The Iron River City Council will take up the relocation proposal at a special meeting Thursday, April 9, acting on a cost-sharing agreement with the West Iron County Fire Board that both bodies first approved last July. The shared price tag for moving the siren runs approximately $10,000. The current agenda also includes replacing the unit's transformer/rectifier, a critical electrical component that must operate without failure for the siren to sound at all when a storm or civil emergency is declared.

City Clerk Tyana Elenbaas posted the special meeting agenda and supporting packet Monday at 3:00 p.m. The materials include an updated technical proposal and specification sheets for the transformer/rectifier replacement, documents attached specifically to accelerate procurement the moment the council acts.

The relocation is framed by both agencies as a dual upgrade: improved reliability through new equipment, and optimized geographic coverage to better match where Iron River's population actually concentrates today. Outdoor warning sirens remain the primary community alert system for severe weather in rural Michigan, and in Iron County, an audible siren is often the fastest notification residents receive when a tornado warning is issued.

AI-generated illustration
AI-generated illustration

Shifting the siren's position means neighborhoods currently within strong signal range could sit further from the new site while areas that have been marginally covered stand to gain. Neither the city nor the WIC Fire Board has yet released a coverage map showing the projected audibility radius before and after the move, leaving unanswered the central public-safety question: which streets fall inside or outside the warning zone under either configuration. No timeline for installation, field testing, or transition-period notification has been publicly announced.

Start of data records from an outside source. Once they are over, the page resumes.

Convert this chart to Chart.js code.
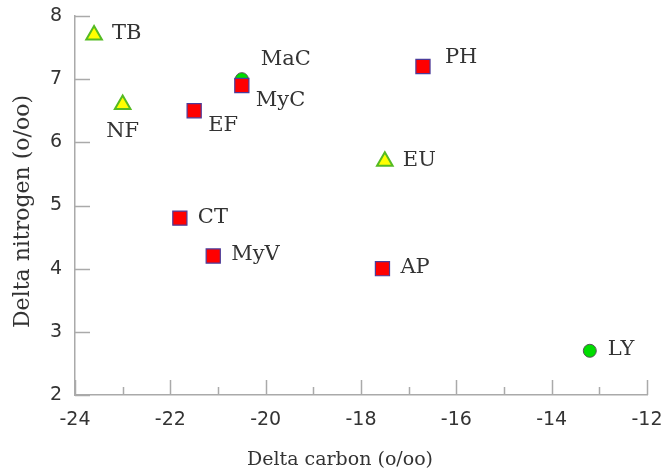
<!DOCTYPE html>
<html>
<head>
<meta charset="utf-8">
<script src="https://cdn.jsdelivr.net/npm/chart.js@4.4.1/dist/chart.umd.min.js"></script>
<style>
  html, body { margin: 0; padding: 0; background: #ffffff; }
  #wrap { width: 667px; height: 473px; position: relative; }
</style>
</head>
<body>
<div id="wrap"><canvas id="c" width="667" height="473"></canvas></div>
<script>
// ---- data ----
const squareLabels = ['EF', 'MyC', 'PH', 'CT', 'MyV', 'AP'];
const squareCarbon = [-21.5, -20.5, -16.7, -21.8, -21.1, -17.55];
const squareNitrogen = [6.5, 6.9, 7.2, 4.8, 4.2, 4.0];

const triangleLabels = ['TB', 'NF', 'EU'];
const triangleCarbon = [-23.6, -23.0, -17.5];
const triangleNitrogen = [7.7, 6.6, 5.7];

const circleLabels = ['MaC', 'LY'];
const circleCarbon = [-20.5, -13.2];
const circleNitrogen = [7.0, 2.7];

// label placement relative to its point (by name)
const labelPlacement = {
  TB: 'right', NF: 'below', EF: 'belowRight', MaC: 'aboveRight', MyC: 'belowRight',
  PH: 'aboveRight2', EU: 'right', CT: 'right', MyV: 'right', AP: 'right', LY: 'right'
};

const xTicks = [-24, -22, -20, -18, -16, -14, -12];
const xMinorTicks = [-23, -21, -19, -17, -15, -13];
const yTicks = [2, 3, 4, 5, 6, 7, 8];

const xTitle = 'Delta carbon (o/oo)';
const yTitle = 'Delta nitrogen (o/oo)';

function pts(xs, ys) { return xs.map((x, i) => ({ x: x, y: ys[i] })); }

const AXIS_COLOR = '#aaaaaa';
const TEXT_COLOR = '#333333';

const placementOffsets = {
  right: [18, -1, 'left'],
  below: [0, 27, 'center'],
  belowRight: [14, 15, 'left'],
  aboveRight: [19, -20, 'left'],
  aboveRight2: [22, -9, 'left']
};

const annotatePlugin = {
  id: 'annotate',
  afterDatasetsDraw(chart) {
    const ctx = chart.ctx;
    const xs = chart.scales.x, ys = chart.scales.y;
    const area = chart.chartArea;
    ctx.save();
    // inward tick marks
    ctx.strokeStyle = AXIS_COLOR;
    ctx.lineWidth = 1.5;
    ctx.beginPath();
    yTicks.forEach(v => {
      const py = Math.round(ys.getPixelForValue(v)) + 0.5;
      ctx.moveTo(area.left, py); ctx.lineTo(area.left + 15, py);
    });
    xTicks.forEach(v => {
      const px = Math.round(xs.getPixelForValue(v)) + 0.5;
      ctx.moveTo(px, area.bottom); ctx.lineTo(px, area.bottom - 15);
    });
    xMinorTicks.forEach(v => {
      const px = Math.round(xs.getPixelForValue(v)) + 0.5;
      ctx.moveTo(px, area.bottom); ctx.lineTo(px, area.bottom - 8);
    });
    ctx.stroke();

    // point labels
    ctx.fillStyle = TEXT_COLOR;
    ctx.font = '21px "DejaVu Serif"';
    ctx.textBaseline = 'middle';
    chart.data.datasets.forEach((ds, di) => {
      const meta = chart.getDatasetMeta(di);
      meta.data.forEach((el, i) => {
        const name = ds.pointNames[i];
        const off = placementOffsets[labelPlacement[name] || 'right'];
        ctx.textAlign = off[2];
        ctx.fillText(name, el.x + off[0], el.y + off[1]);
      });
    });

    // axis titles
    ctx.font = '19px "DejaVu Serif"';
    ctx.textAlign = 'center';
    ctx.textBaseline = 'alphabetic';
    ctx.fillText(xTitle, 340, 465);
    ctx.font = '22px "DejaVu Serif"';
    ctx.translate(29, (area.top + area.bottom) / 2 + 6);
    ctx.rotate(-Math.PI / 2);
    ctx.fillText(yTitle, 0, 0);
    ctx.restore();
  }
};

new Chart(document.getElementById('c'), {
  type: 'scatter',
  data: {
    datasets: [
      {
        label: 'Squares',
        pointNames: squareLabels,
        data: pts(squareCarbon, squareNitrogen),
        pointStyle: 'rect',
        pointRadius: 10,
        pointHoverRadius: 10,
        backgroundColor: '#ff0000',
        borderColor: '#4b3c9a',
        borderWidth: 1.2
      },
      {
        label: 'Triangles',
        pointNames: triangleLabels,
        data: pts(triangleCarbon, triangleNitrogen),
        pointStyle: 'triangle',
        pointRadius: 9,
        pointHoverRadius: 9,
        backgroundColor: '#ffff00',
        borderColor: '#55bb22',
        borderWidth: 2
      },
      {
        label: 'Circles',
        pointNames: circleLabels,
        data: pts(circleCarbon, circleNitrogen),
        pointStyle: 'circle',
        pointRadius: 6.5,
        pointHoverRadius: 6.5,
        backgroundColor: '#00dd00',
        borderColor: '#555555',
        borderWidth: 1
      }
    ]
  },
  options: {
    responsive: false,
    animation: false,
    events: [],
    layout: { padding: { top: 16, right: 20, left: 0, bottom: 0 } },
    plugins: { legend: { display: false }, tooltip: { enabled: false } },
    scales: {
      x: {
        type: 'linear',
        min: -24, max: -12,
        afterFit: s => { s.height = 78; s.paddingLeft = 0; s.paddingRight = 0; },
        afterBuildTicks: s => { s.ticks = xTicks.map(v => ({ value: v })); },
        grid: { display: true, drawOnChartArea: false, drawTicks: false },
        border: { display: true, color: AXIS_COLOR, width: 1.5 },
        ticks: { padding: 14, color: TEXT_COLOR, font: { family: 'DejaVu Sans', size: 19 }, maxRotation: 0 }
      },
      y: {
        type: 'linear',
        min: 2, max: 8,
        afterFit: s => { s.width = 75; s.paddingTop = 0; s.paddingBottom = 0; },
        afterBuildTicks: s => { s.ticks = yTicks.map(v => ({ value: v })); },
        grid: { display: true, drawOnChartArea: false, drawTicks: false },
        border: { display: true, color: AXIS_COLOR, width: 1.5 },
        ticks: { padding: 13, color: TEXT_COLOR, font: { family: 'DejaVu Sans', size: 19 } }
      }
    }
  },
  plugins: [annotatePlugin]
});
</script>
</body>
</html>
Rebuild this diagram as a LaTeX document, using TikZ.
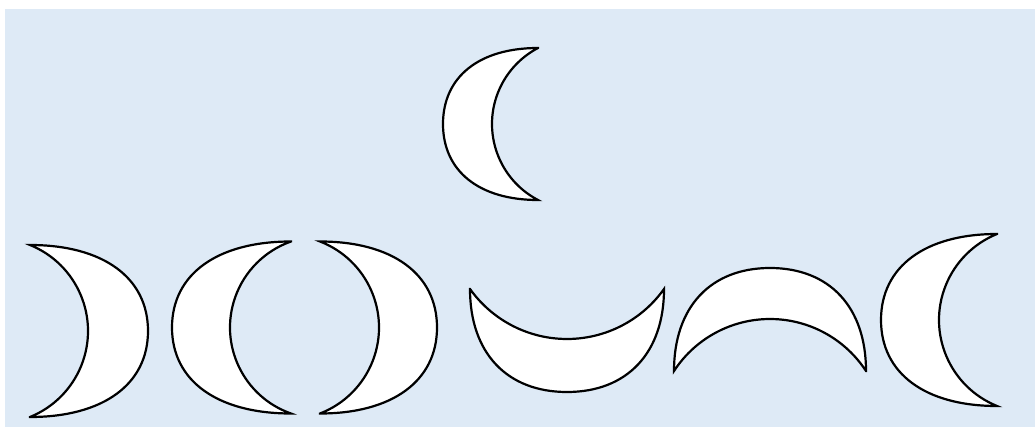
\documentclass[tikz,border=0pt]{standalone}
\definecolor{bgblue}{HTML}{DEEAF6}
\tikzset{
  moonline/.style={draw=black, fill=white, line width=2.2pt, line join=miter},
  pics/moon/.style n args={3}{code={
    \pgfmathsetmacro\ma{#1}%
    \pgfmathsetmacro\mb{#2}%
    \pgfmathsetmacro\mi{#3}%
    \pgfmathsetmacro\mr{(\mi*\mi+\mb*\mb)/(2*\mi)}%
    \pgfmathsetmacro\mphi{atan(\mb/(\mr-\mi))}%
    \path[moonline] (0,\mb) .. controls ({-0.62*\ma},\mb) and (-\ma,{0.62*\mb}) .. (-\ma,0)
      .. controls (-\ma,{-0.62*\mb}) and ({-0.62*\ma},-\mb) .. (0,-\mb)
      arc[start angle={180+\mphi}, end angle={180-\mphi}, radius=\mr] -- cycle;
  }}
}
\begin{document}
\begin{tikzpicture}[x=1pt,y=1pt]
  \useasboundingbox (0,0) rectangle (1035,-427);
  \fill[white] (0,0) rectangle (1035,-427);
  \fill[bgblue] (5,-9) rectangle (1035,-427);
  % top crescent
  \pic (mtop) at (538,-124) {moon={95}{76}{46}};
  % bottom row
  \pic[rotate=180] (m1) at (30,-331) {moon={118}{86}{58}};
  \pic (m2) at (291,-327.5) {moon={119}{86}{61}};
  \pic[rotate=180] (m3) at (320,-327.5) {moon={117}{86}{59}};
  \pic[rotate=90] (m4) at (567,-289) {moon={103}{97}{50}};
  \pic[rotate=-90] (m5) at (770,-371) {moon={103}{96}{52}};
  \pic (m6) at (997,-320) {moon={116}{86}{58}};
\end{tikzpicture}
\end{document}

By splitting costs across both agencies, Iron River and the WIC Fire Board distribute the hardware expense beyond city taxpayers alone, a structure that reflects the broader Iron County population the warning system serves. If the council confirms the arrangement Thursday, contracting could follow quickly; the technical specifications already attached to the agenda packet were included to close the gap between approval and procurement.

What the final coverage map shows, and how the city verifies audibility at the new site, will ultimately determine whether the relocation delivers the public-safety improvement both agencies say it will.